Rise of the right: How the vaudeville left fuels white supremacy

by ANTHONY DiMAGGIO

VOICES – White supremacy in America was never simply a rightwing phenomenon.

It pervades all parts of the ideological spectrum. As I discussed in my CounterPunch piece last week, numerous polls show that Republicans, independents, and Democrats embrace white nationalism, even if it is most popular on the right. 

In my last essay, I talked about the success of the Republican Party over the last three decades in selling the myth that it is the true representative of the “white working-class.” This is a propaganda campaign that’s long been promoted by reactionary pundits and party officials to rebrand the party and obscure its embrace of corporate power and the wealthiest one percent. 

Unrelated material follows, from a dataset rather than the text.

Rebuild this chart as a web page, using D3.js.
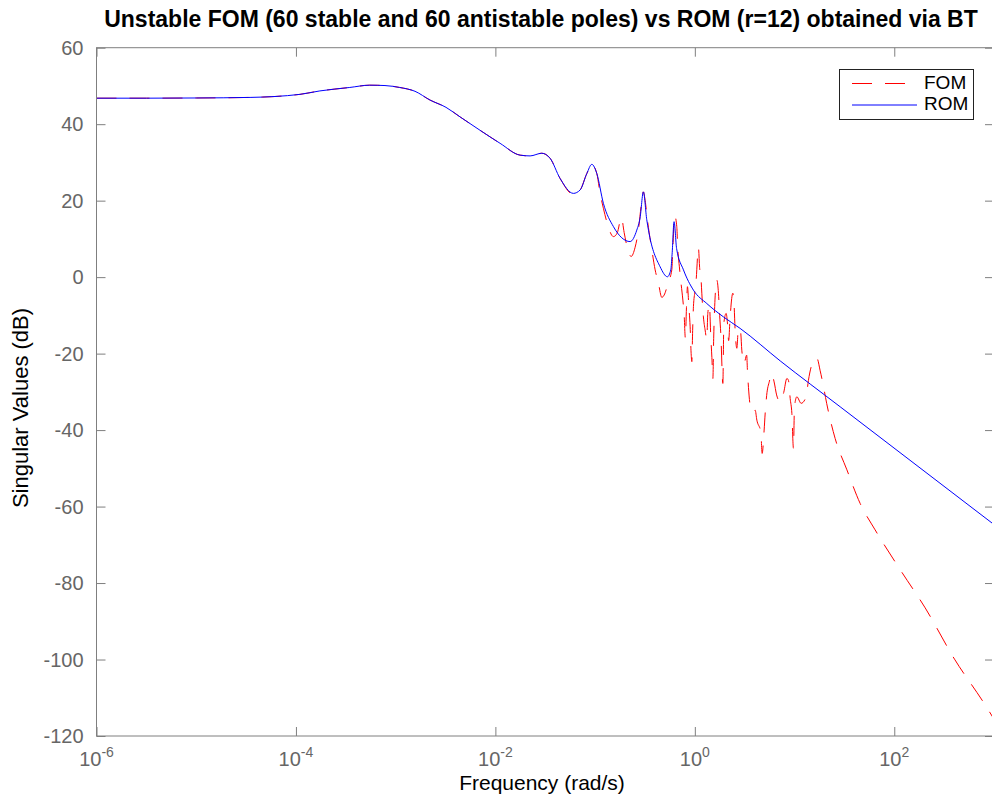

Related to this myth, the dominant national narrative now portrays Trump supporters, not as racist or bigoted, not as xenophobic or sexist, or as enabling a fascistic party leader a la Donald Trump. We are told, instead, to “take it easy” on individuals who are supposedly driven by economic grievances and financial insecurity and anxious about being left behind in an era of corporate globalization, manufacturing job loss, and rising worker insecurity. 

As I documented in my last piece, there’s little evidence to validate the myth that Trump supporters are more likely than other Americans to be economically insecure. Most come from decent to well-to-do financial backgrounds, earning incomes that qualify them as middle to middle-upper income. The predominant view among social science experts is that reactionary socio-political attitudes are the primary statistical predictors of Trump support. 

And yet, the myth of the insecure white working-class Republican voter has had the effect, practically speaking, of mainstreaming rising rightwing extremism in America. It’s obscured the increasingly reactionary and hateful socio-political attitudes that are primarily driving support for Trumpism. This myth of the insecure Trump voter has meant the normalization of a white supremacist and neofascistic American right, as intellectuals, pundits, and political officials operating on the right, center, and left parts of the political spectrum refrain from talking about the Republican Party or Trump as embracing neofascistic politics, despite alarming signs that this is the case.